First of all symlink stand for symbolic link, which is a very useful files like shortcuts in windows. Let me make few scenario why you need symlink.
Sometime, we want to goes to a directory which is very long and difficult to remember, for example /var/www/html/BLOG/Image/Archive/_icon. And you have to access to that directory oftenly after you login as root. What do you do to make your life easy? You can create a symlink in root home directory which is /root, like:
ln -s /var/www/html/BLOG/Image/Archive/_icon /root/icon
You are creating a symlink call icon at /root which links you to /var/…._icon. Now you can easily go to _icon directory by
#assume you now at /root cd icon
The second scenario where I create a symlink to my bash script where I store my symlink to /usr/local/bin.

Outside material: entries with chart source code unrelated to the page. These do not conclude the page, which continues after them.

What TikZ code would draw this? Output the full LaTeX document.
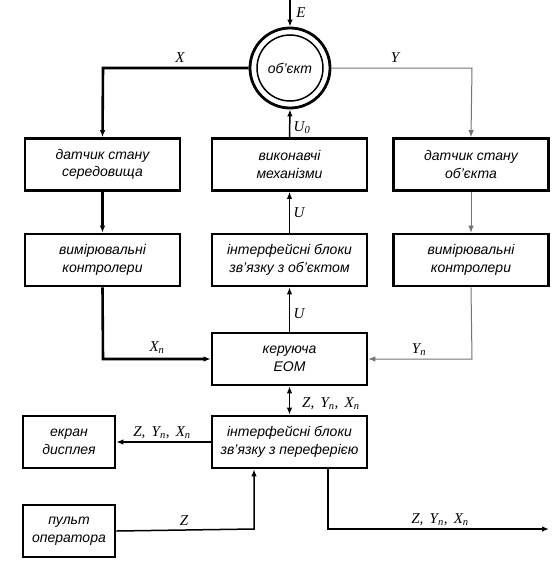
\documentclass[tikz,border=0pt]{standalone}
\usepackage{fontspec}
\setmainfont{Liberation Serif}
\setsansfont{Liberation Sans}
\usetikzlibrary{arrows.meta}
\tikzset{
  blk/.style={draw, line width=2.6pt, minimum width=155pt, minimum height=52pt, inner sep=0pt,
    align=center, font=\sffamily\itshape\fontsize{14}{17.5}\selectfont},
  sblk/.style={blk, minimum width=92pt},
  lbl/.style={font=\itshape\fontsize{15}{17}\selectfont, inner sep=0pt},
  arr/.style={-{Latex[length=7pt,width=5.5pt]}, line width=1.5pt},
  thk/.style={arr, line width=2.6pt},
  thn/.style={-{Latex[length=7pt,width=5.5pt]}, line width=1pt, draw=black!55},
}
\begin{document}
\begin{tikzpicture}[x=1pt,y=-1pt]
\useasboundingbox (0,0) rectangle (553,562);
% object
\node (obj) [circle, draw, line width=2.8pt, minimum size=80pt, inner sep=0pt] at (290,68) {};
\draw[line width=1.5pt] (290,68) circle (33pt);
\node (objt) at (290,68) {\sffamily\itshape\fontsize{14}{16}\selectfont об'єкт};
% boxes
\node (ds) [blk] at (102.5,164.5) {датчик стану\\середовища};
\node (vm) [blk] at (289.5,164.5) {виконавчі\\механізми};
\node (do) [blk] at (471,164.5) {датчик стану\\об'єкта};
\node (kl) [blk] at (102.5,260) {вимірювальні\\контролери};
\node (ib) [blk] at (289.5,260) {інтерфейсні блоки\\зв'язку з об'єктом};
\node (kr) [blk] at (471,260) {вимірювальні\\контролери};
\node (eom) [blk] at (289.5,359) {керуюча\\ЕОМ};
\node (ip) [blk] at (289.5,442) {інтерфейсні блоки\\зв'язку з переферією};
\node (ek) [sblk] at (69,442) {екран\\дисплея};
\node (po) [sblk] at (69,531) {пульт\\оператора};
% coordinates
\coordinate (etop) at (290,0);
\coordinate (xc) at (103,68);
\coordinate (yc) at (472,68);
\coordinate (xn) at (103,359);
\coordinate (yn) at (472,359);
\coordinate (zc) at (254,529);
\coordinate (oc) at (328,529);
\coordinate (oe) at (549,529);
% connectors
\draw[arr] (etop) -- (obj.north);
\draw[thk] (obj.west) -- (xc) -- (ds.north);
\draw[thn] (obj.east) -- (yc) -- (do.north);
\draw[thk] (ds.south) -- (kl.north);
\draw[thk] (kl.south) -- (xn) -- (eom.west);
\draw[thn] (do.south) -- (kr.north);
\draw[thn] (kr.south) -- (yn) -- (eom.east);
\draw[arr] (eom.north) -- (ib.south);
\draw[arr] (ib.north) -- (vm.south);
\draw[arr] (vm.north) -- (obj.south);
\draw[{Latex[length=7pt,width=5.5pt]}-{Latex[length=7pt,width=5.5pt]}, line width=1.5pt] (eom.south) -- (ip.north);
\draw[arr] (ip.west) -- (ek.east);
\draw[arr] (po.east) -- (zc) -- (zc |- ip.south);
\draw[arr] (oc |- ip.south) -- (oc) -- (oe);
% labels
\node[lbl] (le) at (301,13) {E};
\node[lbl] (lx) at (180,58) {X};
\node[lbl] (ly) at (395,58) {Y};
\node[lbl] (lu0) at (302,128) {U\textsubscript{0}};
\node[lbl] (lu1) at (299,213) {U};
\node[lbl] (lu2) at (299,314) {U};
\node[lbl] (lxn) at (157,348) {X\textsubscript{п}};
\node[lbl] (lyn) at (419,350) {Y\textsubscript{п}};
\node[lbl, anchor=west] (l1) at (302,404) {Z,\, Y\textsubscript{п},\, X\textsubscript{п}};
\node[lbl] (l2) at (162,433) {Z,\, Y\textsubscript{п},\, X\textsubscript{п}};
\node[lbl] (lz) at (184,521) {Z};
\node[lbl] (l3) at (440,520) {Z,\, Y\textsubscript{п},\, X\textsubscript{п}};
\end{tikzpicture}
\end{document}
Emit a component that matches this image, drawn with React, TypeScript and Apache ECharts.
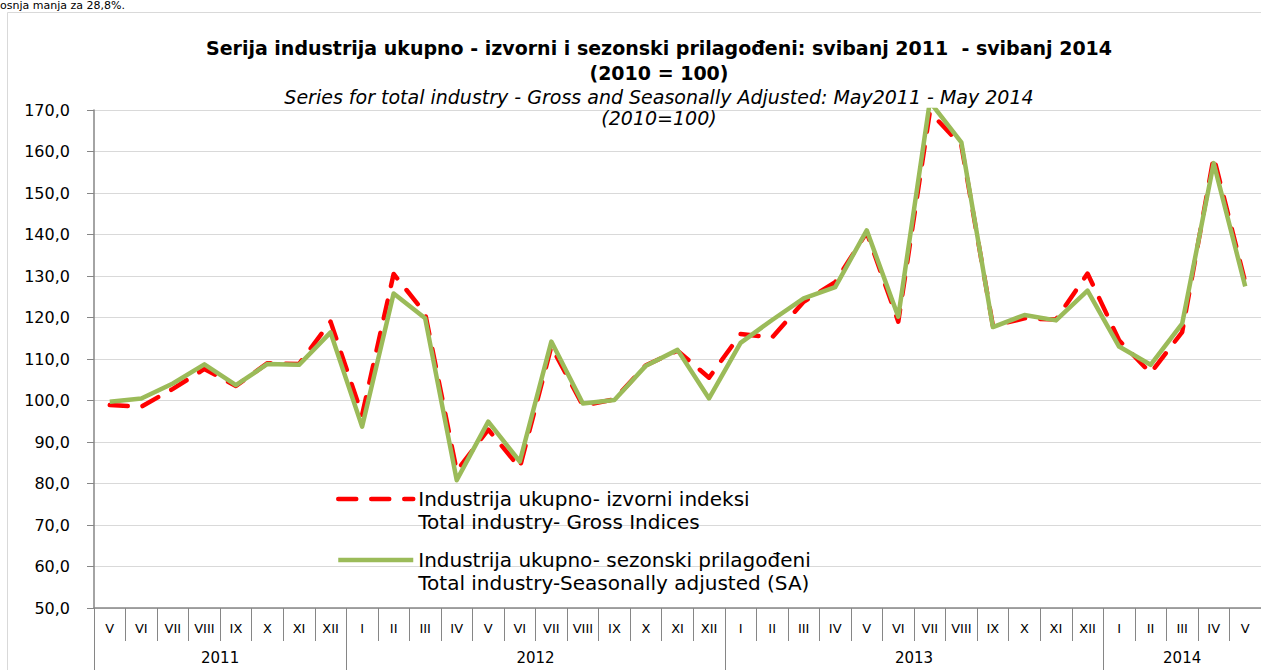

I have write a sort of bash scripts to help me manipulate my work and I store them into a directory call sh. So everytime I want to run my script i have to go to sh directory and ./something.sh, which is very inefficient. so I create symlink and store at /usr/local/bin
ln -s /home/myname/sh/runme.sh /usr/local/bin/runme
So that when I want to run that script, I can just run it like other commands without specified ./ Another good thing is I can edit my scripts without relink or recreate the symlink, the changes will be reflects to the symlink automatically.